Nell’attacco missilistico indiano sarebbero rimaste uccise decine di persone, compresi civili È stato colpito sia il Kashmir pakistano che alcuni siti nella provincia del Punjab, nell’est del Paese. Le autorità indiane hanno detto di aver preso di mira solo obiettivi legati ai gruppi terroristici ritenuti responsabili dell’attentato di aprile, ma da Islamabad hanno raccontato una versione diversa. Secondo il Pakistan sarebbero state colpite anche infrastrutture civili e diverse persone, tra cui anche dei bambini, sarebbero rimaste uccise.
Gli avvertimenti di Nuova Delhi e Islamabad
Dopo i missili India e Pakistan hanno aperto il fuoco lungo la Linea di Controllo e Nuova Delhi ha accusato a sua volta Islamabad di aver ucciso dei civili. Il primo ministro pakistano, Shebaz Sharif, da parte sua, ha detto che quello lanciato dall’India è stato un “atto di guerra” e che il Pakistan ha intenzione di rispondere con forza. E in una nota ha scritto: “In conformità con l'articolo 51 della Carta delle Nazioni Unite, il Pakistan si riserva il diritto di rispondere, per legittima difesa, nel momento, nel luogo e nel modo che riterrà più opportuno, per vendicare la perdita di vite innocenti di pachistani e la palese violazione della sua sovranità”
La comunicazione indiana è stata molto diversa. Il ministro della Difesa, dando notizia dell’attacco, ha subito definito l’operazione come “mirata, misurata e non volta all’escalation”. Ha detto che sono stati utilizzati missili di precisione e che non sono stati colpiti obiettivi legati all’esercito pakistano. Vi leggo poi la nota del ministero degli Esteri indiano: “Questa mattina presto l'India ha esercitato il proprio diritto di rispondere, prevenire e al contempo dissuadere ulteriori attacchi transfrontalieri. Queste azioni sono state calibrate in modo da non creare escalation, proporzionato e responsabile. Esse hanno mirato a smantellare le infrastrutture terroristiche e neutralizzare i terroristi che si prevede fossero inviati in India".
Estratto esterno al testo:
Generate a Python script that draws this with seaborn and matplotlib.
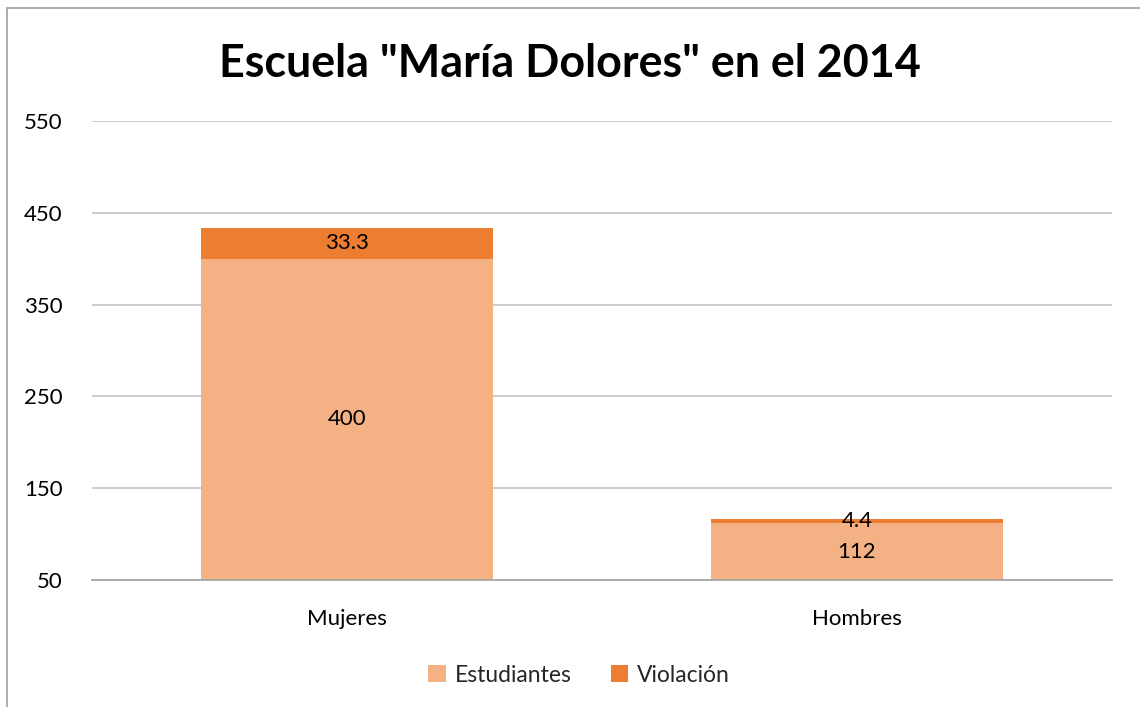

Le reazioni della comunità internazionale
Un’escalation non conviene a nessuna delle due parti. Che ne sono entrambe consapevoli. Sia l’India che il Pakistan possiedono armi nucleari e il rischio di un incidente o di un attacco atomico deliberato sono cose che il mondo intero non può permettersi.
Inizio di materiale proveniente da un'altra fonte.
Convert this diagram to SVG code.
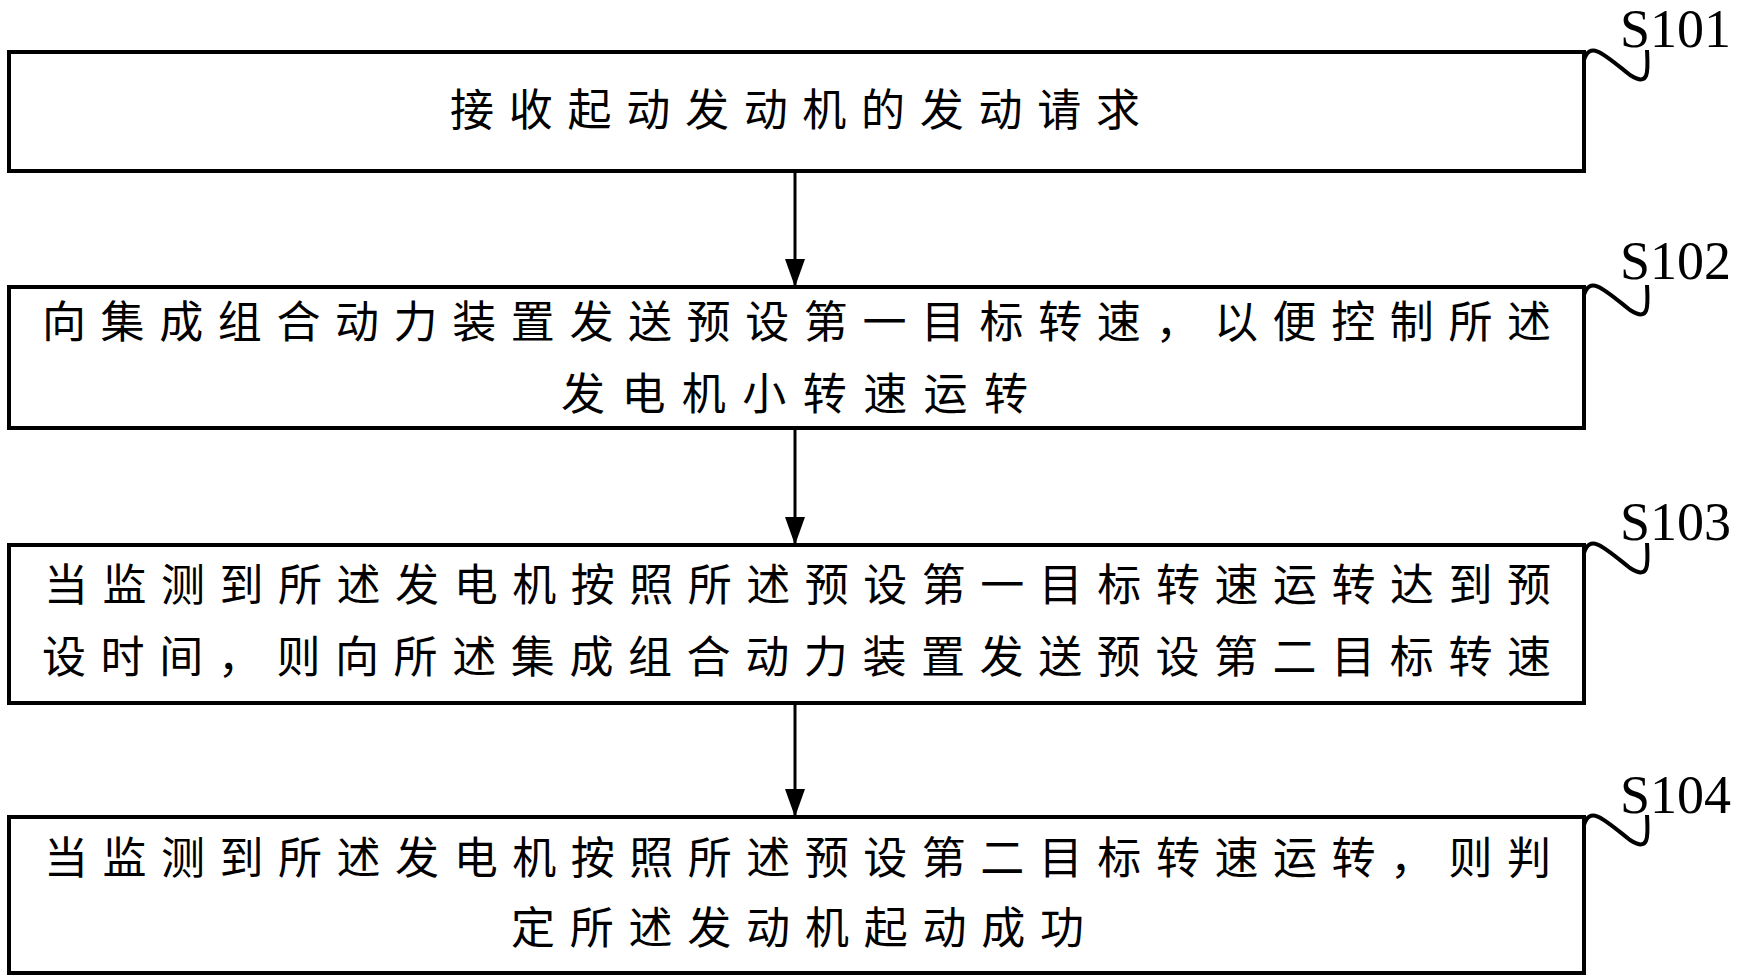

Anche in questo caso, dopo gli attacchi di questa notte, il resto del mondo ha chiesto a India e Pakistan di fermarsi. “Il mondo non può permettersi uno scontro militare tra Nuova Delhi e Islamabad”, ha detto il portavoce di Antonio Guterres, il segretario generale dell’Onu. A offrirsi come mediatore poi è stato anche l’Iran, visto che il suo ministro degli Esteri ieri si trovava nella capitale pakistana e invece oggi sarà in quella indiana: una missione già programmata per provare a fare da sponda e a evitare l’escalation dopo l’attentato del 22 aprile, ma che di colpo si è fatta decisamente più complessa. Anche gli Stati Uniti stanno facendo la loro parte: hanno chiesto subito una ricomposizione della crisi e il segretario di Stato Marco Rubio avrebbe già parlato con i consiglieri per la sicurezza nazionale di entrambi i Paesi, esortandoli a mantenere aperte le comunicazioni.
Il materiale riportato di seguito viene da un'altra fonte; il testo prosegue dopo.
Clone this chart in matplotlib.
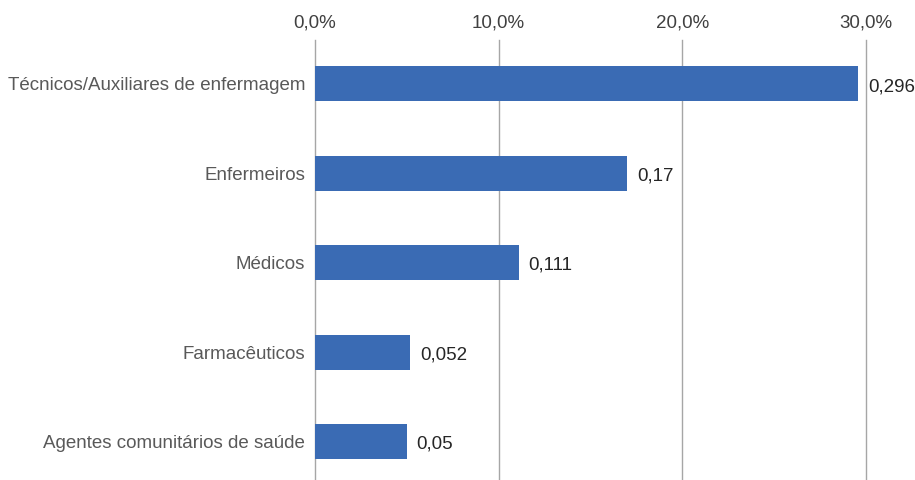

Da dopo l’attentato del 22 aprile, infatti, tra i due Paesi non ci sono state altro che accuse reciproce, che hanno portato a una serie di rappresaglie diplomatiche, prima che ai missili. L’India aveva già declassato i rapporti con il Pakistan, sospendendo un trattato sulla condivisione delle acque e revocando i visti ai cittadini pakistani. E, in risposta, il Pakistan aveva estromesso le compagnie indiane dal suo spazio aereo e sospeso gli scambi commerciali.
Cosa può succedere ora
Il fuoco incrociato non è una novità tra India e Pakistan. Ma il fatto che queste violenze siano diventate quasi strutturali senza sfociare mai nell’escalation non deve rassicurare. Perché è il segnale di come la questione del Kashmir rimanga fondamentalmente irrisolta, paralizzata. È un circolo vizioso di attacchi, rappresaglie, accuse reciproche che potenzialmente possono sempre esplodere in qualcosa di più violento.